Entries with chart source code:

"""

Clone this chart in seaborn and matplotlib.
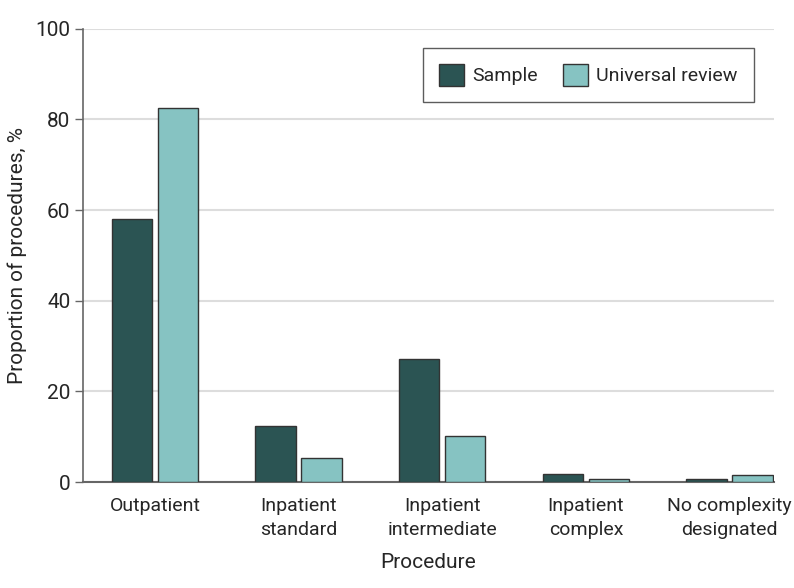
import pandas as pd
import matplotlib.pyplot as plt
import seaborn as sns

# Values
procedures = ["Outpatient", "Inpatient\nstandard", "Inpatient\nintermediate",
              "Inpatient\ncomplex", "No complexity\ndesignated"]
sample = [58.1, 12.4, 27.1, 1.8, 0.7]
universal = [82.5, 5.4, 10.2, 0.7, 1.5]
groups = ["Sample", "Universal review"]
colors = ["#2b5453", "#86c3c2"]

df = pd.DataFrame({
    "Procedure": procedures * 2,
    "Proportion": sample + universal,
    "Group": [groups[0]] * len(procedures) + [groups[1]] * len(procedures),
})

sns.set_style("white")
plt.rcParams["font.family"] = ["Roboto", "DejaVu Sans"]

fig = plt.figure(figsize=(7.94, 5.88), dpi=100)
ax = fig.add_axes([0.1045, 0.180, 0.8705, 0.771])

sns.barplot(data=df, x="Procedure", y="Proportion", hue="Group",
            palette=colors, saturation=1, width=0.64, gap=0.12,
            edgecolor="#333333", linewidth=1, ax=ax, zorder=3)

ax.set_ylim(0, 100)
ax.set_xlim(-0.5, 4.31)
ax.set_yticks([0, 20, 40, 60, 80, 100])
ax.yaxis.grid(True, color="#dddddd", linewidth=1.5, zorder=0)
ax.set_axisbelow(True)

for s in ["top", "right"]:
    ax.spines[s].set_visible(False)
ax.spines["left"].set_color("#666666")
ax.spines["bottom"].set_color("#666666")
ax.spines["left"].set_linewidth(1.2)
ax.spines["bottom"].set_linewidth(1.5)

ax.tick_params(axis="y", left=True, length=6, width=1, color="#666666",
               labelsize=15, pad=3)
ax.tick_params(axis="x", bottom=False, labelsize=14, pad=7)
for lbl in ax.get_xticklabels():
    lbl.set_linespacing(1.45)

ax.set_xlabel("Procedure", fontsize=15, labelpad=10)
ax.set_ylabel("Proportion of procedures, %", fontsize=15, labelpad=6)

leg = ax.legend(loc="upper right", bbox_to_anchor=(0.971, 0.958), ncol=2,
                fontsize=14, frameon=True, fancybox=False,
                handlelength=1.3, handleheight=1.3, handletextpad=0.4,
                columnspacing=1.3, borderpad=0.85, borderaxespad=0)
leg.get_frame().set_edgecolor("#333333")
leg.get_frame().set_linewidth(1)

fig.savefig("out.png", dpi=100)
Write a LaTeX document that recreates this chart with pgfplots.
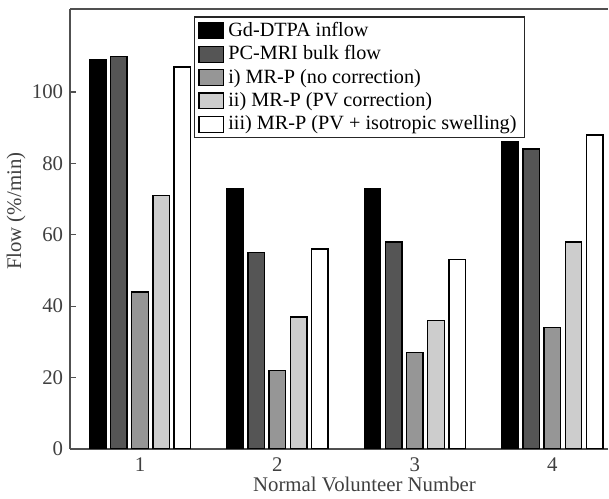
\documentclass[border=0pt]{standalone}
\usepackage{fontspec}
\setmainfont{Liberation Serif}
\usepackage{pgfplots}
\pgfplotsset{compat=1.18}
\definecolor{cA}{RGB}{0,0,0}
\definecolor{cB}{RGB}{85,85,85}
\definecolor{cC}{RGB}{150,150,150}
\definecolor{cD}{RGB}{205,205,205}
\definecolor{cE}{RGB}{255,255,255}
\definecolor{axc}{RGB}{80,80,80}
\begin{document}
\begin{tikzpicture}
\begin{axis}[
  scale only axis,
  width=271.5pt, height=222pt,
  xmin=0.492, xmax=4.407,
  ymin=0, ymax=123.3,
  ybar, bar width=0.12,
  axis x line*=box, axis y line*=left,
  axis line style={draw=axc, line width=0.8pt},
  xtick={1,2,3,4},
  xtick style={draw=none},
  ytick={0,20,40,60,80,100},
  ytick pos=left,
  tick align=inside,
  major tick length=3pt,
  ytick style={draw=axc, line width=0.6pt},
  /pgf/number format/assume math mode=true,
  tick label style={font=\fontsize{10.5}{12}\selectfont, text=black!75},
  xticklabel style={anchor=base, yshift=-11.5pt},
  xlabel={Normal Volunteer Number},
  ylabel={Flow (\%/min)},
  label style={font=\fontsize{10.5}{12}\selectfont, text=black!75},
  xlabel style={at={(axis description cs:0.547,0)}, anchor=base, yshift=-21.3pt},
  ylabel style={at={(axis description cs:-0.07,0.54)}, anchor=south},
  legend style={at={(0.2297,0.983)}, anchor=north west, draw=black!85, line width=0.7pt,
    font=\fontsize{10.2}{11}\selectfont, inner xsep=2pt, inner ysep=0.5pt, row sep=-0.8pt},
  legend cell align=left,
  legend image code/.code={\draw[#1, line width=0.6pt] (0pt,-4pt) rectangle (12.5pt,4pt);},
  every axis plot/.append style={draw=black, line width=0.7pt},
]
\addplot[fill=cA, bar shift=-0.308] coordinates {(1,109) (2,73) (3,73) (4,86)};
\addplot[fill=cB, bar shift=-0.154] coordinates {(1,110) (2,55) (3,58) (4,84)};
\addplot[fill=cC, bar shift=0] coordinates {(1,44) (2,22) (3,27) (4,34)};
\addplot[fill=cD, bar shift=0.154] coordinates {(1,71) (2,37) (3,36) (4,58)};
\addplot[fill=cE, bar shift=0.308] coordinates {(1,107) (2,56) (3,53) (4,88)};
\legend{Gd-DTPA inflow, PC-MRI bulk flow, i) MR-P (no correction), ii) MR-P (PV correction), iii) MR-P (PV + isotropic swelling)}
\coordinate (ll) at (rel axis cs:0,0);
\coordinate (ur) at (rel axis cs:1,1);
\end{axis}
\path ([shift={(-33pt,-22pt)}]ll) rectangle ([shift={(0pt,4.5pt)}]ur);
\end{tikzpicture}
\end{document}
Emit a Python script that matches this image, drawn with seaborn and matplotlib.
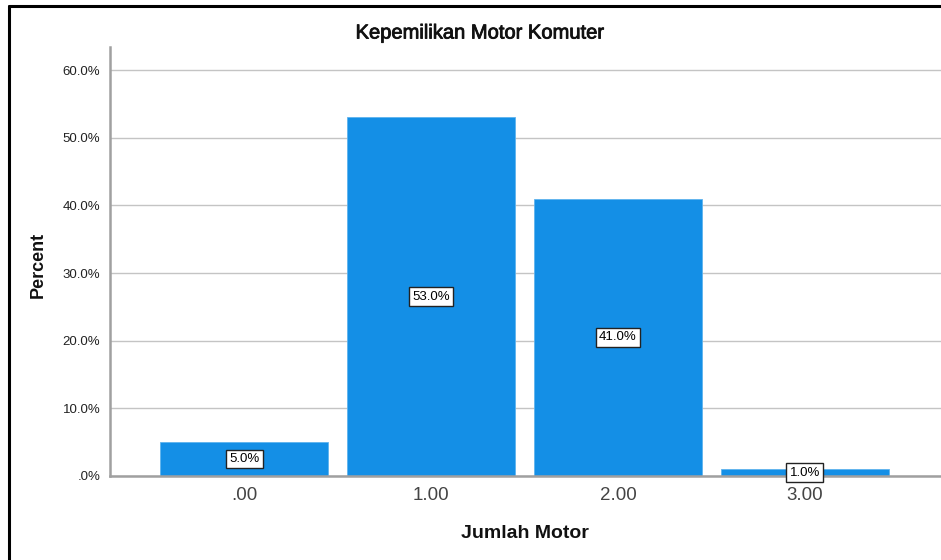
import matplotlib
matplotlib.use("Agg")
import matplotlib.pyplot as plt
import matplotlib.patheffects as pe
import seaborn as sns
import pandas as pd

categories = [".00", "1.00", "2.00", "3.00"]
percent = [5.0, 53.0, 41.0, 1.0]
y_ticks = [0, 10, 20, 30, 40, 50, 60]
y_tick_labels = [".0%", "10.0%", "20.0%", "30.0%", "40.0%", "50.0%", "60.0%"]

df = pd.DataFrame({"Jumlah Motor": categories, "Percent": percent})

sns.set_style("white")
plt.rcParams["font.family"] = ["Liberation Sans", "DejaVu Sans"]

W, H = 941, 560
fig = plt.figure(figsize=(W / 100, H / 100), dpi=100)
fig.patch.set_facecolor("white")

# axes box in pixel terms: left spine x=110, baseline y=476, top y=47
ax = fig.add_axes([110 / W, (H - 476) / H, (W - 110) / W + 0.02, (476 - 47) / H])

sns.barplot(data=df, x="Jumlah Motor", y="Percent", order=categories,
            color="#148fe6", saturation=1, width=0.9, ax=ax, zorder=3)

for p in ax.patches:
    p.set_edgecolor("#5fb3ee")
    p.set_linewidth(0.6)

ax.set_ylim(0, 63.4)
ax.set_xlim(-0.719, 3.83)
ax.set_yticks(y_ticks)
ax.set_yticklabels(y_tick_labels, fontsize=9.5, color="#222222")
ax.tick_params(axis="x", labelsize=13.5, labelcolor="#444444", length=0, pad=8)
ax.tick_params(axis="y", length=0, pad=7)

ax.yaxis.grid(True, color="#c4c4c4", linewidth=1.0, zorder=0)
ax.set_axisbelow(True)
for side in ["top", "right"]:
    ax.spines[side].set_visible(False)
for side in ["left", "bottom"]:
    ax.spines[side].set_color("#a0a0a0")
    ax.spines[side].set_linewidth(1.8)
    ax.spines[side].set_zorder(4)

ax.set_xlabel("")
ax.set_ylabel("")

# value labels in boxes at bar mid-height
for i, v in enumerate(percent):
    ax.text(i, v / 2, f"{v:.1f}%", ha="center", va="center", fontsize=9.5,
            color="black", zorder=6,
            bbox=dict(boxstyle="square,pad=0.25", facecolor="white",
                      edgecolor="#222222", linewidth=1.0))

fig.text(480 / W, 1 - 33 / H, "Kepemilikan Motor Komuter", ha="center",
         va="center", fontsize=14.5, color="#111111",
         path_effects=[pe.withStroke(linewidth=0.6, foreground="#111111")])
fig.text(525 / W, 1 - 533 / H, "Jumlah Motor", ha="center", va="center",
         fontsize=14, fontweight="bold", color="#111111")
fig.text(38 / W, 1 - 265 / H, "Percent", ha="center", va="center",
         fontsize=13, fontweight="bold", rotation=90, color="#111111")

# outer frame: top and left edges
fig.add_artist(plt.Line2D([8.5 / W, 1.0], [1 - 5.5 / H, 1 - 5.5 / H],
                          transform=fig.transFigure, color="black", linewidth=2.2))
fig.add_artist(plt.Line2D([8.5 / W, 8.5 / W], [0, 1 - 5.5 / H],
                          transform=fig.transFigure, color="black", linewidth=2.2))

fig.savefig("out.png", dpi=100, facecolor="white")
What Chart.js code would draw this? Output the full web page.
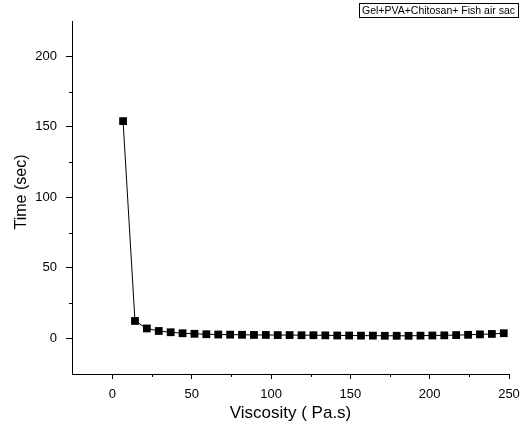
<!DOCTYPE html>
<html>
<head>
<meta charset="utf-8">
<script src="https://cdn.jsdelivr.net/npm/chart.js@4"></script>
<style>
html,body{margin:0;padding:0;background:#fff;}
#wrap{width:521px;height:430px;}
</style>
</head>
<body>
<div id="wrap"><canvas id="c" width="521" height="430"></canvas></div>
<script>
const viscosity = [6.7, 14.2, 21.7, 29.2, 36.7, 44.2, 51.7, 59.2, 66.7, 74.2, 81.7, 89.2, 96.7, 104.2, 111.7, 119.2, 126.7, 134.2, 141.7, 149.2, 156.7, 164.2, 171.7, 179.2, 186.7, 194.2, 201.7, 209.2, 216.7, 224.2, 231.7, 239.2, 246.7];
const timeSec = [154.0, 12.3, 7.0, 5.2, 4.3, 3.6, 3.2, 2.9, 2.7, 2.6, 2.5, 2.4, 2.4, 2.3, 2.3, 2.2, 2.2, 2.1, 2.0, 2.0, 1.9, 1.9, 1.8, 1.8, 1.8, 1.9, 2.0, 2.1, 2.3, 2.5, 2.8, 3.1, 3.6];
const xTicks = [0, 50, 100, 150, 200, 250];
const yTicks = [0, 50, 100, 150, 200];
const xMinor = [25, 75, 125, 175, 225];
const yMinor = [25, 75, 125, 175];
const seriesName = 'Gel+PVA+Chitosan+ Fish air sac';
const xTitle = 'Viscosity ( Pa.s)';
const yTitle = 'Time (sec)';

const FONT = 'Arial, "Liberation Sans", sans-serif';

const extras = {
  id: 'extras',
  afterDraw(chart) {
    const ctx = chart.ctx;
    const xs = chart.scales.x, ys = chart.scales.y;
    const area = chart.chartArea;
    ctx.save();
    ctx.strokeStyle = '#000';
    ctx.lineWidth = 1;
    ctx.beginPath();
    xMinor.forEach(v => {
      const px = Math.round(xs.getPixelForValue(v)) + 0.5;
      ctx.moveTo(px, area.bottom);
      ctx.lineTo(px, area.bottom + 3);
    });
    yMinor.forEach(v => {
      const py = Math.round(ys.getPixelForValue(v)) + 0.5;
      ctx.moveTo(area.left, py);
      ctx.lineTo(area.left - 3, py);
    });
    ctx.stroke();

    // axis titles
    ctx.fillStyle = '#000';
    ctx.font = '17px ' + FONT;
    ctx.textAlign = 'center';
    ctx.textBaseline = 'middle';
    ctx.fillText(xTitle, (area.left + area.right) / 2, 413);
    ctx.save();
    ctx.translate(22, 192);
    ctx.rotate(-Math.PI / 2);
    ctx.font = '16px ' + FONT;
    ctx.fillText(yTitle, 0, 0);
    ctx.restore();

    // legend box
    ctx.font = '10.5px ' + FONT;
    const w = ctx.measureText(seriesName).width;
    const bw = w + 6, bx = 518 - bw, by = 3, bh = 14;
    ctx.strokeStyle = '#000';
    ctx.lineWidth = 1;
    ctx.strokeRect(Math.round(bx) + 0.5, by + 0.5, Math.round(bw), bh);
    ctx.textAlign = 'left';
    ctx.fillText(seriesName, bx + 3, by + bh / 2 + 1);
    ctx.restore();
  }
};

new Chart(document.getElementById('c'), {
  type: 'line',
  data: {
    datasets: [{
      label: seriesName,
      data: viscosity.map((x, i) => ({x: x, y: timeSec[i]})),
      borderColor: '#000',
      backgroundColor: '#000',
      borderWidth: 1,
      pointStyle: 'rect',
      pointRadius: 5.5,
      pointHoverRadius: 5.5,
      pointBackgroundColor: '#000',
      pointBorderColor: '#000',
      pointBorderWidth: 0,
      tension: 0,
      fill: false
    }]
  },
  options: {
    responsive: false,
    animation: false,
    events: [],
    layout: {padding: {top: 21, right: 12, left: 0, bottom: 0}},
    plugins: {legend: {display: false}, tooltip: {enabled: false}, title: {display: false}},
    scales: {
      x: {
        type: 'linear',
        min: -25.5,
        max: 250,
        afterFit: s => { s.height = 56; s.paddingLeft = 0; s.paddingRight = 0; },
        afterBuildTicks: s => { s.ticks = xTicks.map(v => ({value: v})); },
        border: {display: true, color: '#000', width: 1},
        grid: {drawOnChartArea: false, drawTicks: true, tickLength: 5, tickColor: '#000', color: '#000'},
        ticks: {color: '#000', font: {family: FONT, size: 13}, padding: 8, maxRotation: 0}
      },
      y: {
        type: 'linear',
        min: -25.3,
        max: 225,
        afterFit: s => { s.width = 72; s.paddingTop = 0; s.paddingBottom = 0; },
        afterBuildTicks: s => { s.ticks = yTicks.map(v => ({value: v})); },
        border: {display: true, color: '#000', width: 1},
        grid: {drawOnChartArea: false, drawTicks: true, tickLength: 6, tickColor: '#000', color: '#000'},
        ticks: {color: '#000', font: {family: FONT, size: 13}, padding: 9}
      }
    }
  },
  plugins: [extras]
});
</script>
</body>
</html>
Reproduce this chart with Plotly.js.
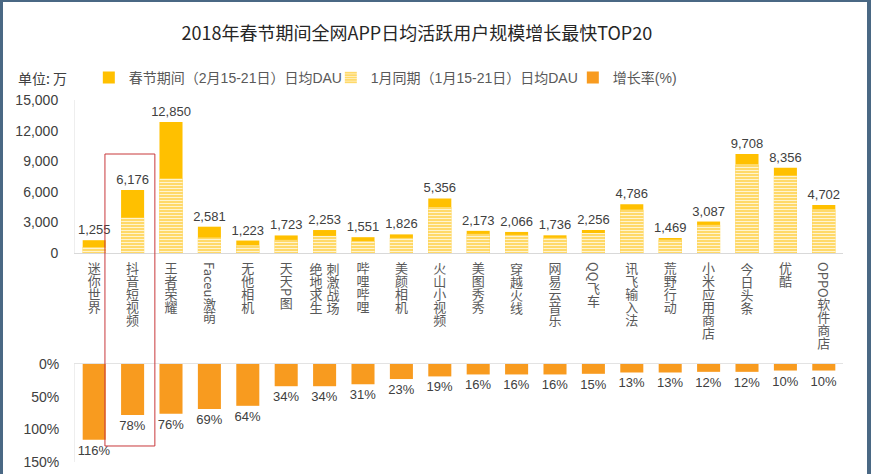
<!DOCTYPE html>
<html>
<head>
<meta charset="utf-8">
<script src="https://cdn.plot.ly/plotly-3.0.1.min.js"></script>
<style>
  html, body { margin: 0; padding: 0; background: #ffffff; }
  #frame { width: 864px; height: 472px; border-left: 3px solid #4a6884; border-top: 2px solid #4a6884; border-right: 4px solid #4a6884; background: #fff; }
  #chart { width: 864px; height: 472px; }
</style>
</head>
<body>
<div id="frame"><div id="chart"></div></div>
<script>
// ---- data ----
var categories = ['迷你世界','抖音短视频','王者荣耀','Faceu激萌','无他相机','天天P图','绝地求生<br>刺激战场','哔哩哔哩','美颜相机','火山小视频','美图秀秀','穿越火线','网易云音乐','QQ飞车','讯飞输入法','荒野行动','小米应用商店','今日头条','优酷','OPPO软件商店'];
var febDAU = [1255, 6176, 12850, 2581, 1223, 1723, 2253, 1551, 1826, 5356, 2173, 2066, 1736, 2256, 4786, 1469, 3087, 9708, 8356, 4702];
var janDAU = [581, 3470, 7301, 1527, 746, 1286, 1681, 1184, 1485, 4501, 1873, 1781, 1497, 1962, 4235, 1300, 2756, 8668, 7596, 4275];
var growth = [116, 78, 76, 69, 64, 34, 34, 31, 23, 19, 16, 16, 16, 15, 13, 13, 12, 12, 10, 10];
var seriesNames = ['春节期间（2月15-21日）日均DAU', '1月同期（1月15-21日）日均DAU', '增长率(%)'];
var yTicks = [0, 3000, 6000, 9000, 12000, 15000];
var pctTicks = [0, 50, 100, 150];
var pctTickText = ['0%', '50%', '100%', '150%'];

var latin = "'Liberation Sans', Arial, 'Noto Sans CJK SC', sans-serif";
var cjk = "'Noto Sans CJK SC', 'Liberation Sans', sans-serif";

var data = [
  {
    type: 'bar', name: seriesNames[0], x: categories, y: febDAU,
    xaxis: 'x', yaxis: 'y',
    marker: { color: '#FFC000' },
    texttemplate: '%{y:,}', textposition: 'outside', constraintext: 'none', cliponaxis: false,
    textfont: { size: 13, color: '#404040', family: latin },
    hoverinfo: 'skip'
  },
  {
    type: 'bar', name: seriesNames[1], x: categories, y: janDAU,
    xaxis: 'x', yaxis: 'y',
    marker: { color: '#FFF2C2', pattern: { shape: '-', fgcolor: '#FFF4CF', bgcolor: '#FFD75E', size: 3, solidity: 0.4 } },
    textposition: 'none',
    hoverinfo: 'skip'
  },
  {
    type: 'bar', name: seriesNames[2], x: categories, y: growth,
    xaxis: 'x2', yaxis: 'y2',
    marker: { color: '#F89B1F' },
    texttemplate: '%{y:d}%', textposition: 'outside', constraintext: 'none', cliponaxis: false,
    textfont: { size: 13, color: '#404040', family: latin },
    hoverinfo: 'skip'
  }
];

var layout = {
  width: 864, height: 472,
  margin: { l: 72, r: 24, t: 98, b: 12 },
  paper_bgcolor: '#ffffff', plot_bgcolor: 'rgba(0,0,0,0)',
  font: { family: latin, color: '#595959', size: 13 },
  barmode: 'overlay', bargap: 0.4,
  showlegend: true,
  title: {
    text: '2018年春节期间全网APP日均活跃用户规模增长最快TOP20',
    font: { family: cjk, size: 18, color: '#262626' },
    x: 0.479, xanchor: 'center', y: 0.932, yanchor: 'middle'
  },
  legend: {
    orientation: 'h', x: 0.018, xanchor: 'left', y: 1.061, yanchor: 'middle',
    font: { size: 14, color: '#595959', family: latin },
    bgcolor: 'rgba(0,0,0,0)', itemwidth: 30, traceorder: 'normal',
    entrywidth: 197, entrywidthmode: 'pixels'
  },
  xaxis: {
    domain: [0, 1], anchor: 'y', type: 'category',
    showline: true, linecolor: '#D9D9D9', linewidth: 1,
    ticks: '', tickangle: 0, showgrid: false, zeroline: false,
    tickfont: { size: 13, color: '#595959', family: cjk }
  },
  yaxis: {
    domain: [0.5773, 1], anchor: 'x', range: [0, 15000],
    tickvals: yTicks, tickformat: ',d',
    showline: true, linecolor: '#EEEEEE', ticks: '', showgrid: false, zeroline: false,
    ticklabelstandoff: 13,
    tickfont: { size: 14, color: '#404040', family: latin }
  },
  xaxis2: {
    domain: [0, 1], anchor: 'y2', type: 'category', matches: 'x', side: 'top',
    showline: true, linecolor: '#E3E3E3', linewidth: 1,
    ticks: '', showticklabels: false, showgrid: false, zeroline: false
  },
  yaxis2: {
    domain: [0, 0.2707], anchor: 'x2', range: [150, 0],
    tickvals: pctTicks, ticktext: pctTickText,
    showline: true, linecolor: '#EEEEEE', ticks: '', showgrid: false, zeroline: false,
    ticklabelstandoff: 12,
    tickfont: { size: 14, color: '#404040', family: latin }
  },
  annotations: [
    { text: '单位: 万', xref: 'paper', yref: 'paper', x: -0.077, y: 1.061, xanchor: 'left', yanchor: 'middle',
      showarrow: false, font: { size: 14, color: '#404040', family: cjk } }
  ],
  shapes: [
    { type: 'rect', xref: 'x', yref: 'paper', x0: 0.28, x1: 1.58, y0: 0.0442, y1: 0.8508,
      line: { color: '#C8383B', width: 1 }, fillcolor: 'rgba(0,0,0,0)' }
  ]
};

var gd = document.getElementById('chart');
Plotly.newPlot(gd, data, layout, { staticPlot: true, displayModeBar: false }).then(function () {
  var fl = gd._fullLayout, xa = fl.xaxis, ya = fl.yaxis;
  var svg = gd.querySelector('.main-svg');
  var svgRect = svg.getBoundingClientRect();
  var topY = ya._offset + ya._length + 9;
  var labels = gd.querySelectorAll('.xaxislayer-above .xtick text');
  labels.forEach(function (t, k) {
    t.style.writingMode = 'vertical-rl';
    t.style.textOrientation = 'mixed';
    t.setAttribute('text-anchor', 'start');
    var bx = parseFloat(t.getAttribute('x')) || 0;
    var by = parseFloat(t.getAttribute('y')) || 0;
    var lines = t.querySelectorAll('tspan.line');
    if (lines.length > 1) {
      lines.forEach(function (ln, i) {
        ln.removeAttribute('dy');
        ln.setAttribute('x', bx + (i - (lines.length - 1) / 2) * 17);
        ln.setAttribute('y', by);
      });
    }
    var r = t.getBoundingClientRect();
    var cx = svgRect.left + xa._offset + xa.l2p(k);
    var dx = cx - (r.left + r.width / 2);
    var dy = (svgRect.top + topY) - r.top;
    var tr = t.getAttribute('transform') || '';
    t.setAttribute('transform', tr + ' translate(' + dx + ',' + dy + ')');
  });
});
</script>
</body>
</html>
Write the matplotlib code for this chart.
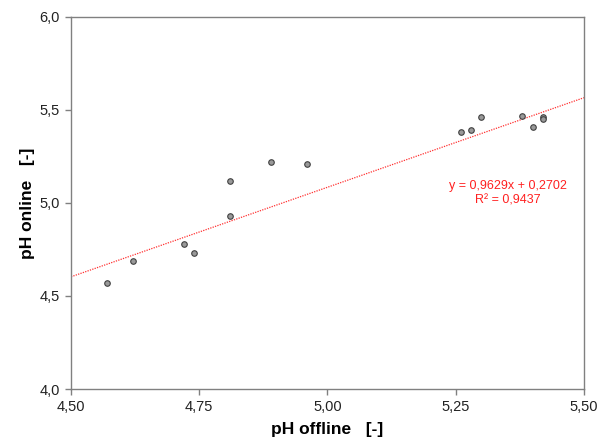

"""

- Do this
All lines holding the word "matches" should be picked out and copied.

- Answer in full
Emit a Python script that matches this image, drawn with seaborn and matplotlib.
    domain: [0, 1], anchor: 'y2', type: 'category', matches: 'x', side: 'top',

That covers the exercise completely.